Tom cited this quote as somewhat reductionist in nature, and voiced the opinion that diSessa's actual treatment of the material seems to contradict the statement. The very dense reading gave Tom the impression that it was extremely detailed, and very deeply structured. This led us into a discussion about Andy diSessa's motives as a cognitive scientist and technological educator.
Mark stated the diSessa, being a cognitive scientist first and foremost, is concerned with the way learning happens. He would like to understand the long-term and far-ranging processes involved with a learner's cognition, rather than collecting painstakingly detailed data about the small aspects that make up these larger processes. But, Mark points out, one should not read diSessa and mistake the very focused nature of his writing for a great depth of detail. diSessa researches by long-term observation, and draws inferences about the process; he doesn't claim that this mode of observations yields much quantifiable data about discrete phenomena.

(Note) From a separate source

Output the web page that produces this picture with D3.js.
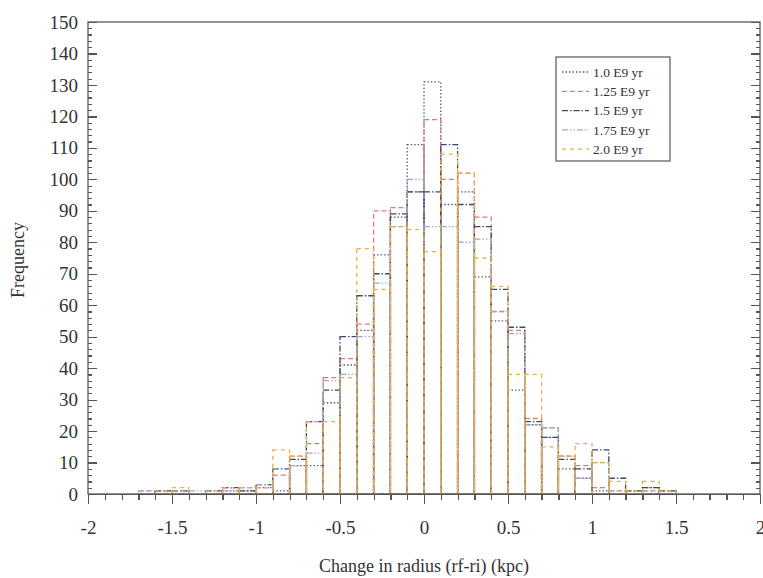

Mark illustrated diSessa's ideas by discussing the Dyna-Turtle, (left) the original micro-world that diSessa created in Logo. A microworld is a world in which you remove all extraneous factors in order to look at a specific process. With the Dyna-Turtle, they sought to create a world uninhibited by the factors of the natural world (gravity, friction) that could illustrate some laws of Newtonian physics. The goal was to get the triangle Turtle, in a constant forward motion (path 1) into a box that was stationed perpendicular to the path of the turtle. What diSessa found was that those tested -- even physics graduate students -- often fell back on Aristotelian notions of physics to predict path that the turtle would take. The subjects incorrectly assumed that if they kicked the turtle when it was directly across from the box, that it would follow path 2. Of course, the forward momentum dictated that the turtle would actually follow a path diagonal to the box (path 3.) From data like this, diSessa draws large-scale inferences about such things as internalization of knowledge, rather than claiming specific knowledge about a particular phenomenon.